Common mistakes: Assuming a caption that looks correctly spaced while typing directly into Instagram will stay that way after posting is a common and frustrating mistake, since the app's input box does not reliably preserve line breaks; another is overusing stylized Unicode fonts across an entire caption, which can actually reduce readability and even trigger accessibility issues for screen readers, rather than improving the post's appearance.
Frequently Asked Questions
- Why do my line breaks disappear when I type directly into Instagram?
- Instagram's caption input has historically been inconsistent at preserving line breaks typed or pasted directly, especially across different devices and app versions, which is the exact problem this tool is built to work around.

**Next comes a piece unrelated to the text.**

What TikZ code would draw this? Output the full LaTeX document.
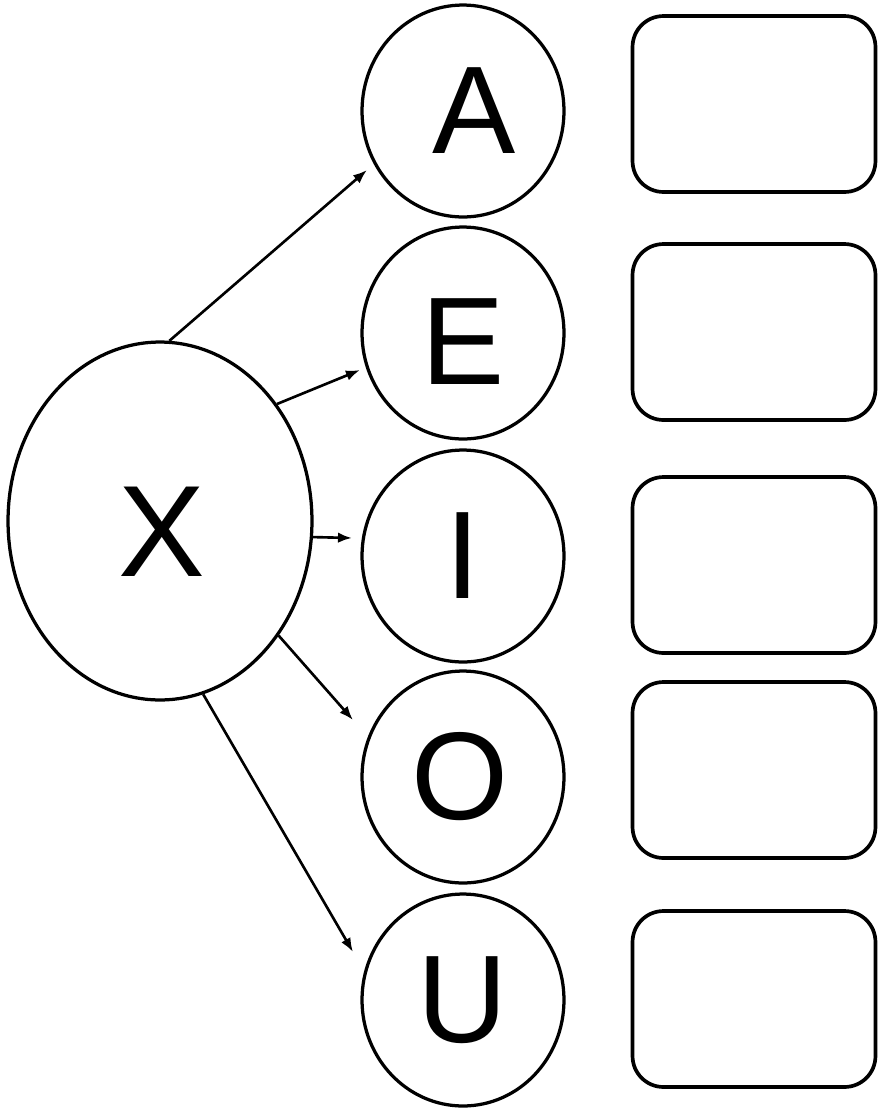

- Are the stylized fonts actual fonts?
- No, they are alternate Unicode characters that visually resemble bold or italic styling; they are not a separate font file, which is why they paste and display correctly across different devices and apps.
- Will hashtags formatted this way still work for discoverability?
- Yes, hashtags function the same regardless of where they appear in the caption, so placing them in a separated block below several line breaks does not reduce their effectiveness.
- Is there a limit to how many hashtags I should use?
- Instagram allows up to 30 hashtags per post, though many creators use fewer for a more focused, less spammy-looking caption.
- Does this tool post directly to Instagram?
- No, it only formats the caption text; you copy the result and paste it into Instagram yourself when creating your post.
- Will the stylized text display correctly for all viewers?
- Most modern devices render these Unicode characters correctly, though very old devices or certain accessibility tools may not display or read them the same way as standard text.
- Is my caption draft saved or sent anywhere while I write it?
- No, everything is processed and stored only in your browser tab; your draft caption is never transmitted to a server.